LUBBOCK -- Opponents of a plan to allow nuclear waste from 36 other states to be buried near the Texas-New Mexico border raised their concerns Thursday at a public hearing, complaining that the rules are being rushed through the approval process.
Craig McDonald of Texans for Public Justice was among the 25 people who argued against the proposal during the meeting of the Texas Low-Level Radioactive Waste Disposal Compact Commission in Austin. He called it a "rush to radiation," suggesting the 30-day comment period that ends Dec. 26 doesn't allow nearly enough time to weigh the issues, particularly because it comes during the holiday season.
"In the development of the timeline for this rule the commercial interests have been placed well ahead of the public interest," he said. "Public safety and fiscal responsibility demand a much more thorough examination of the consequences of the adoption of this rule."
But Rick Jacobi, a licensed nuclear engineer speaking on behalf of the company that operates the site, Dallas-based Waste Control Specialists, said the commission has given the public ample time to comment.
"This rule has been more than thoroughly reviewed, debated, discussed, amended and considered by both the public and the commission," Jacobi said.
A previous set of rules withdrawn for revisions this summer had allowed for a 90-day comment period.
Opponents of the plan far outnumbered the supporters at the meeting and expressed concerns about the potential dangers of transporting the waste and the threat to the Ogallala Aquifer and other groundwater sources should radiation leak from the site. Supporters of the site say the Ogallala is not beneath the property.
The eight-member commission made up of appointees by the governors of Texas and Vermont approved the wording of the proposed rules last month. Those states have a compact that allows both states to bury nuclear waste at the privately operated site in West Texas.

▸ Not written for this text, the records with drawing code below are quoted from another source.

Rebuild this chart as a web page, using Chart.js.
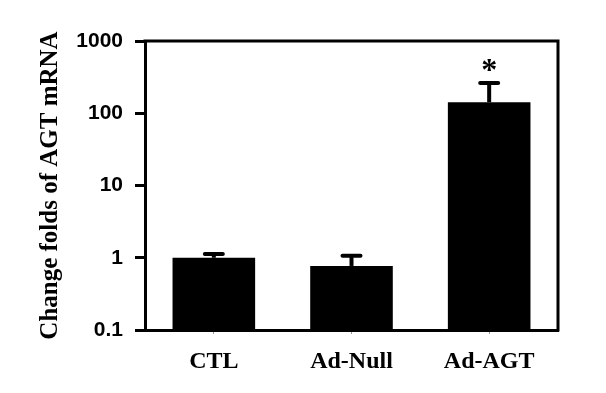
<!DOCTYPE html>
<html>
<head>
<meta charset="utf-8">
<script src="https://cdn.jsdelivr.net/npm/chart.js@4/dist/chart.umd.min.js"></script>
<style>
  html, body { margin: 0; padding: 0; background: #fff; }
  #wrap { width: 606px; height: 393px; }
</style>
</head>
<body>
<div id="wrap"><canvas id="agtChart" width="606" height="393"></canvas></div>
<script>
// values
const groups = ['CTL', 'Ad-Null', 'Ad-AGT'];
const foldChange = [1.0, 0.77, 142];
const foldSem = [0.13, 0.30, 120];
const significant = [false, false, true];
const yTicks = [0.1, 1, 10, 100, 1000];

// error bars (upper only), box frame and the asterisk
const extras = {
  id: 'extras',
  afterDatasetsDraw(chart) {
    const c = chart.ctx;
    const x = chart.scales.x, y = chart.scales.y;
    const area = chart.chartArea;
    c.save();
    c.strokeStyle = '#000';
    c.fillStyle = '#000';
    foldChange.forEach((v, i) => {
      const cx = x.getPixelForValue(i);
      const yTop = y.getPixelForValue(v);
      const yErr = y.getPixelForValue(v + foldSem[i]);
      c.lineWidth = 4;
      c.lineCap = 'butt';
      c.beginPath();
      c.moveTo(cx, yTop);
      c.lineTo(cx, yErr);
      c.stroke();
      c.lineCap = 'round';
      c.beginPath();
      c.moveTo(cx - 9, yErr);
      c.lineTo(cx + 9, yErr);
      c.stroke();
      if (significant[i]) {
        c.font = 'bold 32px "Liberation Serif"';
        c.textAlign = 'center';
        c.textBaseline = 'alphabetic';
        c.fillText('*', cx, yErr - 3);
      }
    });
    // top and right side of the frame
    c.lineWidth = 3;
    c.lineCap = 'square';
    c.beginPath();
    c.moveTo(area.left, area.top);
    c.lineTo(area.right, area.top);
    c.lineTo(area.right, area.bottom);
    c.stroke();
    c.restore();
  }
};

const ctx = document.getElementById('agtChart').getContext('2d');
const agtChart = new Chart(ctx, {
  type: 'bar',
  data: {
    labels: groups,
    datasets: [{
      data: foldChange,
      backgroundColor: '#000',
      borderWidth: 0,
      barPercentage: 0.6,
      categoryPercentage: 1.0
    }]
  },
  options: {
    responsive: false,
    animation: false,
    layout: { padding: { top: 41, right: 48, left: 0, bottom: 0 } },
    plugins: { legend: { display: false }, tooltip: { enabled: false } },
    scales: {
      x: {
        grid: { display: true, drawOnChartArea: false, offset: false, tickLength: 4, color: '#999', lineWidth: 1 },
        border: { display: true, color: '#000', width: 3 },
        ticks: { color: '#000', padding: 13, font: { family: '"Liberation Serif"', weight: 'bold', size: 24 } },
        afterFit(s) { s.height = 63; }
      },
      y: {
        type: 'logarithmic',
        min: 0.1,
        max: 1000,
        afterBuildTicks(s) { s.ticks = yTicks.map(v => ({ value: v })); },
        grid: { display: true, drawOnChartArea: false, tickLength: 10, color: '#000', lineWidth: 3 },
        border: { display: true, color: '#000', width: 3 },
        ticks: {
          color: '#000',
          padding: 12,
          font: { family: '"Liberation Sans"', weight: 'bold', size: 21 },
          callback: v => String(v)
        },
        title: {
          display: true,
          text: 'Change folds of AGT mRNA',
          color: '#000',
          padding: { top: 36, bottom: 0 },
          font: { family: '"Liberation Serif"', weight: 'bold', size: 25 }
        },
        afterFit(s) { s.width = 145; }
      }
    }
  },
  plugins: [extras]
});
</script>
</body>
</html>
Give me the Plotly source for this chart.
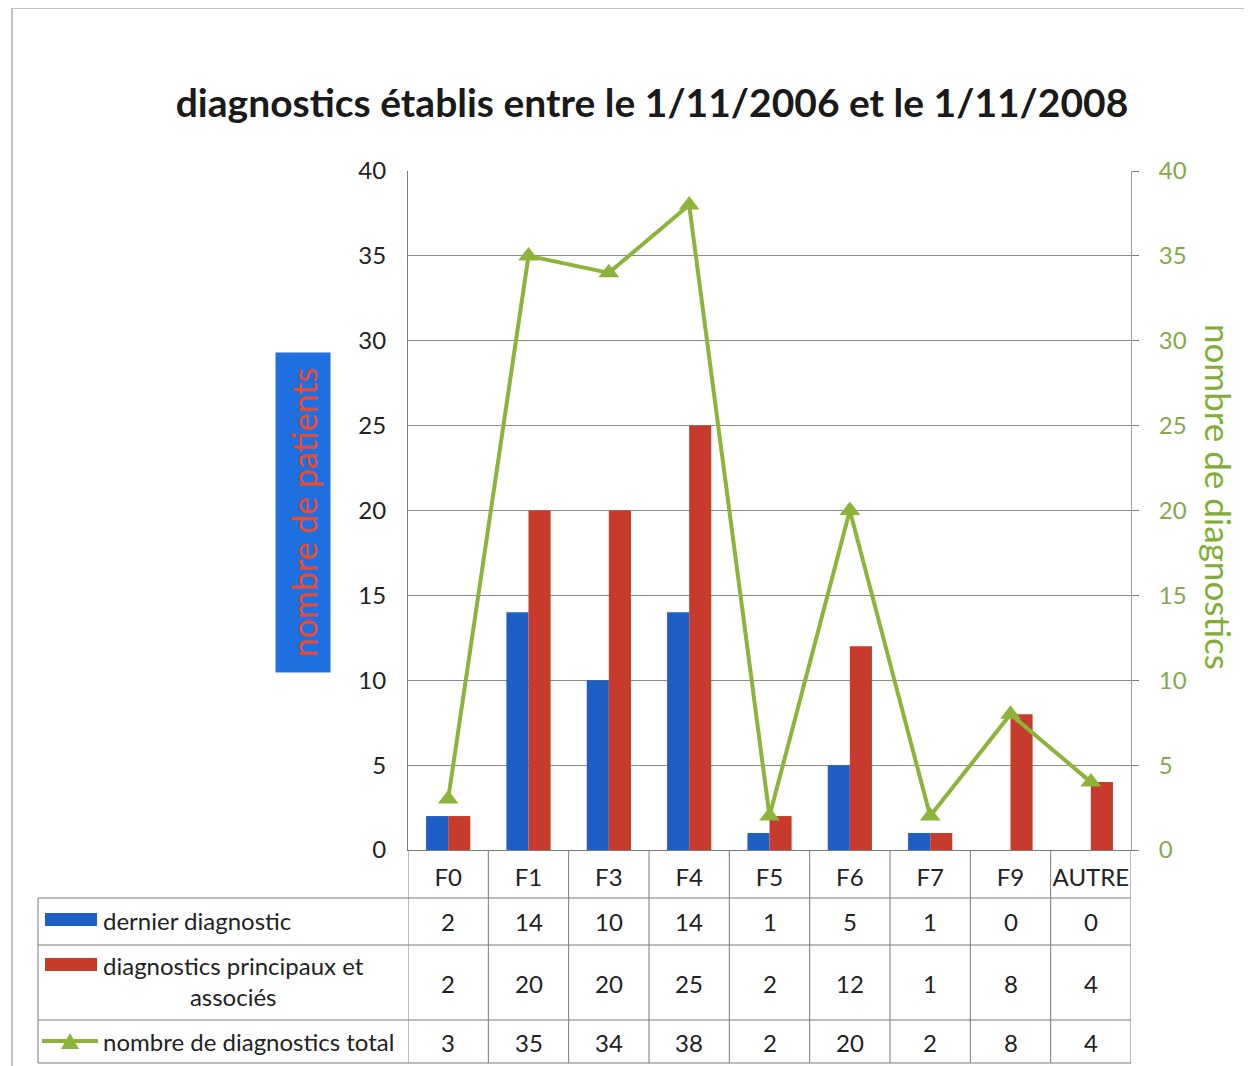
import plotly.graph_objects as go

categories = ["F0", "F1", "F3", "F4", "F5", "F6", "F7", "F9", "AUTRE"]
dernier = [2, 14, 10, 14, 1, 5, 1, 0, 0]
principaux = [2, 20, 20, 25, 2, 12, 1, 8, 4]
total = [3, 35, 34, 38, 2, 20, 2, 8, 4]
series_names = ["dernier diagnostic", "diagnostics principaux et<br>associés", "nombre de diagnostics total"]
y_ticks = [0, 5, 10, 15, 20, 25, 30, 35, 40]

W, H = 1252, 1066
OFF = 8  # page body margin
BLUE = "#1f5fc4"
RED = "#c63b2b"
GREEN = "#8cb43a"
FONT = "Lato"
TXT = 24

def px(x):
    return (x - OFF) / W

def py(y):
    return 1 - (y - OFF) / H

fig = go.Figure()
fig.add_trace(go.Bar(x=categories, y=dernier, name=series_names[0], marker_color=BLUE,
                     marker_line_width=0, yaxis="y"))
fig.add_trace(go.Bar(x=categories, y=principaux, name=series_names[1], marker_color=RED,
                     marker_line_width=0, yaxis="y"))
fig.add_trace(go.Scatter(x=categories, y=total, name=series_names[2], mode="lines+markers",
                         line=dict(color=GREEN, width=4),
                         marker=dict(symbol="triangle-up", size=18, color=GREEN),
                         yaxis="y2"))

shapes = []
ann = []
LINE = dict(color="#7a7a7a", width=1)

# outer border
shapes.append(dict(type="rect", xref="paper", yref="paper", x0=px(12), x1=px(1247), y0=py(1080), y1=py(8),
                   line=dict(color="#b0b0b0", width=1.5)))

# table row lines
row_y = [850, 898, 945, 1020, 1063]
for yy in row_y[1:]:
    shapes.append(dict(type="line", xref="paper", yref="paper", x0=px(38), x1=px(1131), y0=py(yy), y1=py(yy), line=LINE))
shapes.append(dict(type="line", xref="paper", yref="paper", x0=px(38), x1=px(38), y0=py(898), y1=py(1063), line=LINE))
# vertical separators between categories
for i in range(len(categories) + 1):
    shapes.append(dict(type="line", xref="x", yref="paper", x0=i - 0.5, x1=i - 0.5,
                       y0=py(850), y1=py(1063), line=LINE))

# table values
row_centers = [921, 983, 1042]
for vals, yc in zip([dernier, principaux, total], row_centers):
    for c, v in zip(categories, vals):
        ann.append(dict(x=c, xref="x", y=py(yc), yref="paper", text=str(v), showarrow=False,
                        xanchor="center", yanchor="middle",
                        font=dict(family=FONT, size=TXT, color="#222")))

# legend cells
shapes.append(dict(type="rect", xref="paper", yref="paper", x0=px(45), x1=px(97), y0=py(926), y1=py(913),
                   fillcolor=BLUE, line=dict(width=0)))
shapes.append(dict(type="rect", xref="paper", yref="paper", x0=px(45), x1=px(97), y0=py(971), y1=py(958),
                   fillcolor=RED, line=dict(width=0)))
shapes.append(dict(type="line", xref="paper", yref="paper", x0=px(42), x1=px(98), y0=py(1041), y1=py(1041),
                   line=dict(color=GREEN, width=4)))
shapes.append(dict(type="path", xref="paper", yref="paper",
                   path=f"M {px(61)},{py(1049)} L {px(79)},{py(1049)} L {px(70)},{py(1033)} Z",
                   fillcolor=GREEN, line=dict(width=0)))
ann.append(dict(x=px(101), y=py(920), xref="paper", yref="paper", text=series_names[0], showarrow=False,
                xanchor="left", yanchor="middle", font=dict(family=FONT, size=TXT, color="#222")))
ann.append(dict(x=px(233), y=py(981), xref="paper", yref="paper", text=series_names[1], showarrow=False,
                xanchor="center", yanchor="middle", align="center",
                font=dict(family=FONT, size=TXT, color="#222")))
ann.append(dict(x=px(101), y=py(1041), xref="paper", yref="paper", text=series_names[2], showarrow=False,
                xanchor="left", yanchor="middle", font=dict(family=FONT, size=TXT, color="#222")))

# axis titles
ann.append(dict(x=px(303), y=py(513), xref="paper", yref="paper", text="nombre de patients", showarrow=False,
                xanchor="center", yanchor="middle",
                textangle=-90, bgcolor="#1e6fe0", width=317, height=52,
                font=dict(family=FONT, size=34, color="#ef4a2c")))
ann.append(dict(x=px(1219), y=py(497), xref="paper", yref="paper", text="nombre de diagnostics", showarrow=False,
                xanchor="center", yanchor="middle",
                textangle=90, font=dict(family=FONT, size=35, color="#7fae35")))

fig.update_layout(
    width=W, height=H,
    margin=dict(l=0, r=0, t=0, b=0, autoexpand=False),
    paper_bgcolor="white", plot_bgcolor="white",
    showlegend=False,
    barmode="group", bargap=0.45, bargroupgap=0,
    title=dict(text="<b>diagnostics établis entre le 1/11/2006 et le 1/11/2008</b>",
               x=px(652), xanchor="center", y=py(103), yanchor="middle",
               font=dict(family=FONT, size=39, color="#1a1a1a")),
    xaxis=dict(domain=[px(408), px(1131)], range=[-0.5, len(categories) - 0.5],
               showgrid=False, showline=True, linecolor="#7a7a7a",
               automargin=False,
               ticks="", tickfont=dict(family=FONT, size=TXT, color="#222"), ticklabelstandoff=6),
    yaxis=dict(domain=[py(850), py(171)], range=[0, 40], tickvals=y_ticks, showgrid=True,
               automargin=False,
               gridcolor="#8a8a8a", gridwidth=1, zeroline=False, showline=True, linecolor="#7a7a7a",
               ticks="", ticklabelstandoff=16, tickfont=dict(family=FONT, size=TXT, color="#222")),
    yaxis2=dict(overlaying="y", side="right", range=[0, 40], tickvals=y_ticks, showgrid=False,
                automargin=False,
                zeroline=False, showline=True, linecolor="#9a9a9a", ticks="outside", ticklen=7,
                tickcolor="#7a7a7a", ticklabelstandoff=15,
                tickfont=dict(family=FONT, size=TXT, color="#86a84a")),
    shapes=shapes, annotations=ann,
)

fig.write_html("out.html")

Waste Control Specialists, which got its license to dispose of low-level nuclear waste last year, has yet to receive final approval from Texas environmental regulators to build the compact's disposal facility 30 miles west of Andrews.
The Texas Commission on Environmental Quality is considering an amendment to the company's disposal license that would modify the design and construction of the compact's site and change its environmental monitoring.
Texas and Vermont have already been given clearance to bury at the site once the facility is built. Federal waste will be disposed at the site but in a separate location on the property.
In the early 1980s, the federal government started urging states to build low-level nuclear waste landfills, either on their own or in cooperation with other states in compact systems Since then, South Carolina entered into a compact with New Jersey and Connecticut, agreeing to dispose of nuclear waste at a landfill that later accepted waste from dozens of other states.
Should the proposed rules be adopted by the commission, low-level radioactive waste from 36 other states could be also dumped at a privately run facility in a remote region of West Texas. Requests for importation or exportation would be considered on a case-by-case basis.
The waste would become the property of Texas once the disposal facility accepts the low-level waste, and the state would be liable for any possible future contamination after the facility closes.
If the more recent proposed rules are approved, the new disposal site would start taking worker clothing, glass, metal and other low-level materials currently stored at nuclear power plants, hospitals, universities and research labs.
The commission hasn't yet set a date for its next meeting.